As for new movies this weekend, there's quite an interesting selection:
The NYTimes sports an interesting timeline for Rock School, a documentary following students’ emotional and loud growth at the Paul Green School of Rock Music, as well as an interview with producer Paul Green who is quite tired of hearing, “hey, isn’t that a Jack Black flick?” According to Green, VH1 sent a crew in 2002 to document the school for a reality series that mysteriously never aired. The following year, his students informed him that Paramount, the corporate step-brother of VH1, started production on School of Rock, a film he calls "a racist, stereotypical Hollywood piece of sh**," specifically because of the Chinese kid who says "Oh, me no cool for rock & roll." When confronted, Paramount denied they ever heard of Green. "Come on," said Green. "They have interns; these interns do research - I own schoolofrock.com [from 2002]! They heard of me." Oh, tricky, tricky Viacom.

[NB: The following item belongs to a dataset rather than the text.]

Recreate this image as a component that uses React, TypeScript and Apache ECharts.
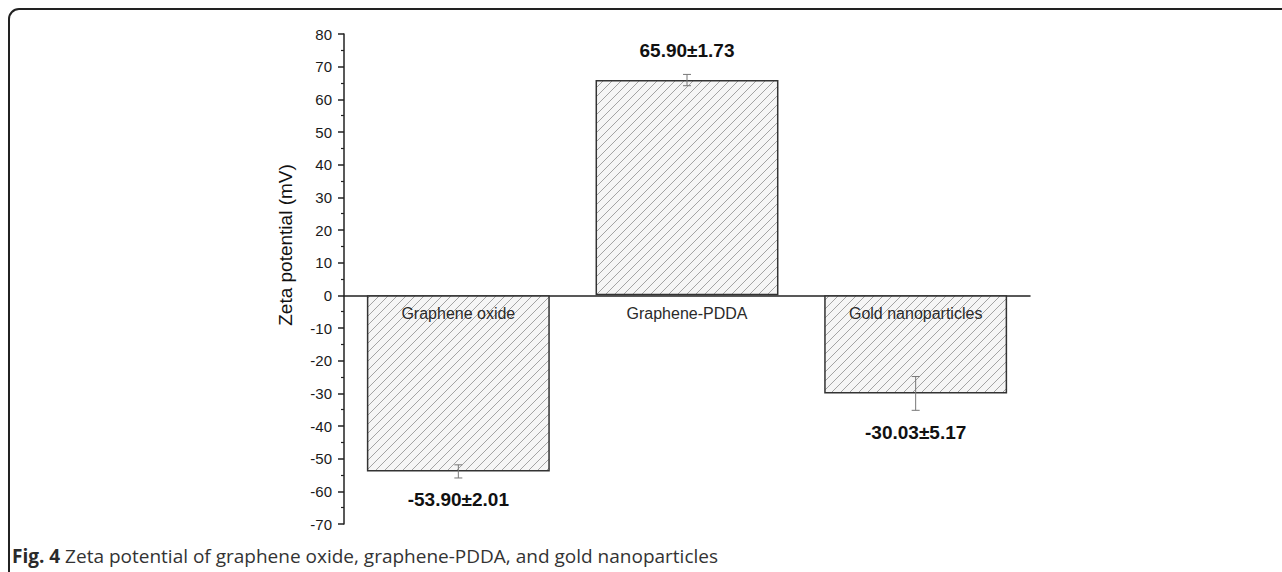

Meanwhile, Emile Hirsch probably still has his hoodie draped over his head in an attempt to pass as a Sith overlord, fearing his “poor little Dogtown movie is going to be crushed by 'Star Wars,'" as he told the NYTimes. Gothamist saw Lords of Dogtown a few weeks ago and doubt the film will suffer at the box office. Written by skating legend Stacy Peralta (his character *surprisingly* comes across as just the sweetest, nicest, most honest kid), the film offers excellent performances, specifically by Heath Ledger, who plays the money-hungry skating ringleader (or a drunk Val Kilmer), Victor Rasuk (Raising Victor Vargas) as the cocky, fame-seeking Tony Alva, and Rebecca Demornay, who did not age well at all. Fans of the documentary Dogtown and Z Boys might seem offput by a quasi-fictionalized account, but the film sufficiently juggles the half dozen characters and boasts terrific skating shots, several memorable moments, and a somewhat heartfelt ending.

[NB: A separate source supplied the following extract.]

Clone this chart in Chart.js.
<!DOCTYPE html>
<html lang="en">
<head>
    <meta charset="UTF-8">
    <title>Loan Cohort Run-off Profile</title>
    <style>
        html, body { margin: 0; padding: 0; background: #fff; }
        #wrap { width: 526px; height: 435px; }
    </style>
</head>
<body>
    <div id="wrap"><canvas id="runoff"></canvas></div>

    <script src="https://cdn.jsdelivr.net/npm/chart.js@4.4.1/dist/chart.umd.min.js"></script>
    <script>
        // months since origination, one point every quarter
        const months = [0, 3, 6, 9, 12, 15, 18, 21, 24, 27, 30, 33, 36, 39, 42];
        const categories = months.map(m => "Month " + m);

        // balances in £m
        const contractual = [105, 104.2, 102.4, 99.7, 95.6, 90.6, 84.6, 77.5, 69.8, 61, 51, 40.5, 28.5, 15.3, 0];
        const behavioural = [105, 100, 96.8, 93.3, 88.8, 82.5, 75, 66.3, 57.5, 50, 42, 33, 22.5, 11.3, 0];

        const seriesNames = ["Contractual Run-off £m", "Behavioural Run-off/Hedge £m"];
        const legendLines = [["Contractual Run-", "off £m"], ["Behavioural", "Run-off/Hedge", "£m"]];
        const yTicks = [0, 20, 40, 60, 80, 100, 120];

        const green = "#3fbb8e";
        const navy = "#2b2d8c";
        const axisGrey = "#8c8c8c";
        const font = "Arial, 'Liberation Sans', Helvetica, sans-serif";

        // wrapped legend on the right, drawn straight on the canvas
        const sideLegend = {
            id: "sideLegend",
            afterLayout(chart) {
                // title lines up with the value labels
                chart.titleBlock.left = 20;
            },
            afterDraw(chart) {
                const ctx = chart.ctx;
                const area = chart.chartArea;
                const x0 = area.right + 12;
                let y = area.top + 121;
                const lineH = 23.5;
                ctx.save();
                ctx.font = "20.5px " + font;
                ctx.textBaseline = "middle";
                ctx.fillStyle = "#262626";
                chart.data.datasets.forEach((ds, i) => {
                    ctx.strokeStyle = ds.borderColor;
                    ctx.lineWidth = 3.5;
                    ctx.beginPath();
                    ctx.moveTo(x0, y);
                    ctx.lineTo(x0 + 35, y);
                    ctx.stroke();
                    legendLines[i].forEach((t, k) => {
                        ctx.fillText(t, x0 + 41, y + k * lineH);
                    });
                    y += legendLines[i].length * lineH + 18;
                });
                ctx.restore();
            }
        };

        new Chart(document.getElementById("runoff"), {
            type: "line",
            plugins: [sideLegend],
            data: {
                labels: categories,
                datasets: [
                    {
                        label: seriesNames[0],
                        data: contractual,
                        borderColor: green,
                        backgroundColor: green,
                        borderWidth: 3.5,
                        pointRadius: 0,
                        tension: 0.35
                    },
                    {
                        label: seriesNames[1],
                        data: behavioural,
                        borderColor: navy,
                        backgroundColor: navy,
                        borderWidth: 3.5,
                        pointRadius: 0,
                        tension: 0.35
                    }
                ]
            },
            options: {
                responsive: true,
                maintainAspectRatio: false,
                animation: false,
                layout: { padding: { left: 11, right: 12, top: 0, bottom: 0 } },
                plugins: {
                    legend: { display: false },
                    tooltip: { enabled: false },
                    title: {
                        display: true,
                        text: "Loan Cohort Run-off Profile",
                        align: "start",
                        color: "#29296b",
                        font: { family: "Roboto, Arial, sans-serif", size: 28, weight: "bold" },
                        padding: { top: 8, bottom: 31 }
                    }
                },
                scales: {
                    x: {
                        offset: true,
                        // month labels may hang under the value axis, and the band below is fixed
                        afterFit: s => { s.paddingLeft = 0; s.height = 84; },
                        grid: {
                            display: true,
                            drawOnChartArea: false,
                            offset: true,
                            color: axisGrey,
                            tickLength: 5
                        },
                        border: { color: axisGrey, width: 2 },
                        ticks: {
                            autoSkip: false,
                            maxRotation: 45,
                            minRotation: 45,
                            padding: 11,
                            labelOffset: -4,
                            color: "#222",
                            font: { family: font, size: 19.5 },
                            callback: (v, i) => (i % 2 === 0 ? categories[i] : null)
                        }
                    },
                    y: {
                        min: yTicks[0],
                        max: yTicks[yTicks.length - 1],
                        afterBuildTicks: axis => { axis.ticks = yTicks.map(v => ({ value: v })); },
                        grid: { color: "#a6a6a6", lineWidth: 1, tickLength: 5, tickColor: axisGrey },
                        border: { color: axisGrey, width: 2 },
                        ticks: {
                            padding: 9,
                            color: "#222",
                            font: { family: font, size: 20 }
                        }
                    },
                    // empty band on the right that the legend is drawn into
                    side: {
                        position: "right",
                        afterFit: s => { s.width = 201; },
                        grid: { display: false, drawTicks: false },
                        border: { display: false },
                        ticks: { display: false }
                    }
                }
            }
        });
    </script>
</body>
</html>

Ron Howard’s Cinderella Man, based on legendary boxer Jim Braddock, who was forced into retirement after several losses in the ring during the Great Depression but soon found his way back into victory, has received rather good reviews from many critics. And Milwaukee, Minnesota is about con men taking advantage of a local fishing champion (who critics say is just like Rain Man's Dustin Hoffman).

Sisterhood of the Traveling Pants, based on Ann Brashares' best-selling novel, chronicles the friendship of four young women as they change through a summer and stay connected through one pair of pants. The actresses seem to be on a campaign to dispel rumors of it being a standard cliché chick flick concerning proms and shopping, and America Ferrera explains "you don't get to understand until you see the movie, which is sad, but it's not a story about pants at all. The pants kind of disappear and at the end, the narration, we say, 'with or without pants, this would have happened to us anyway.' It wasn't the pants.”

Clearview Cinema's Chelsea Classics resurrects Taxi Driver, Martin Scorsese’s tale of a disturbed cabbie in the 70’s, at 7:00 PM for only $7.00.

Fans of Hayao Miyazaki and Isao Takahata might be interested in the MOMA’s Masters of Animation program which celebrates the critically acclaimed filmmakers by featuring 13 of their feature length animations, including the dark and magical Little Norse Prince Valiant and Nausicaä of the Valley of the Wind, as well as their latest film, Howl’s Moving Castle.

The Village Voice: Best of 2004 presents last year’s best blockbuster and indie favorites, from David O. Russell’s clever existential comedy I Heart Huckabees to the “neo-neorealism” of Vento di Terra, which chronicles a working-class family in Naples. BAM Rose Cinemas, 30 Lafayette Ave, Brooklyn.

Witches in Exile, a SXSW documentary favorite about contemporary West African women victimized by primal fears and ancient superstitions, plays at 7:00 PM (and Sat. at 5:00 PM) @Two Boots Pioneer Theatre, 155 E 3rd at Ave A, $9.

DIG!, the rockumentary which was heralded by nearly every blogger last year, makes a comeback at the Anthology Film Archives. Following the 7-year bitter rivalry between the talented leaders of both The Brian Jonestown Massacre and The Dandy Warhols, Dig! Is a fascinating look at the quirks and passions of rock bands. 4:30 & 7:00 PM, 32 Second Ave., $8.

Once Upon a Time In the West, legendary filmmaker Sergio Leone’s western classic starring Henry Fonda, is featured at Sunshine at Midnight, 143 E. Houston, $10.

Fellini's atmospheric and melancholy La Strada
follows a complicated circus romance, in which an abusive strongman buys his young, dimwitted & childlike assistant (played by Fellini’s own wife, Giulietta Masina, of Nights of Cabiria) from her family. She remains faithful and supportive, that is, until she meets the circus' sweet clown.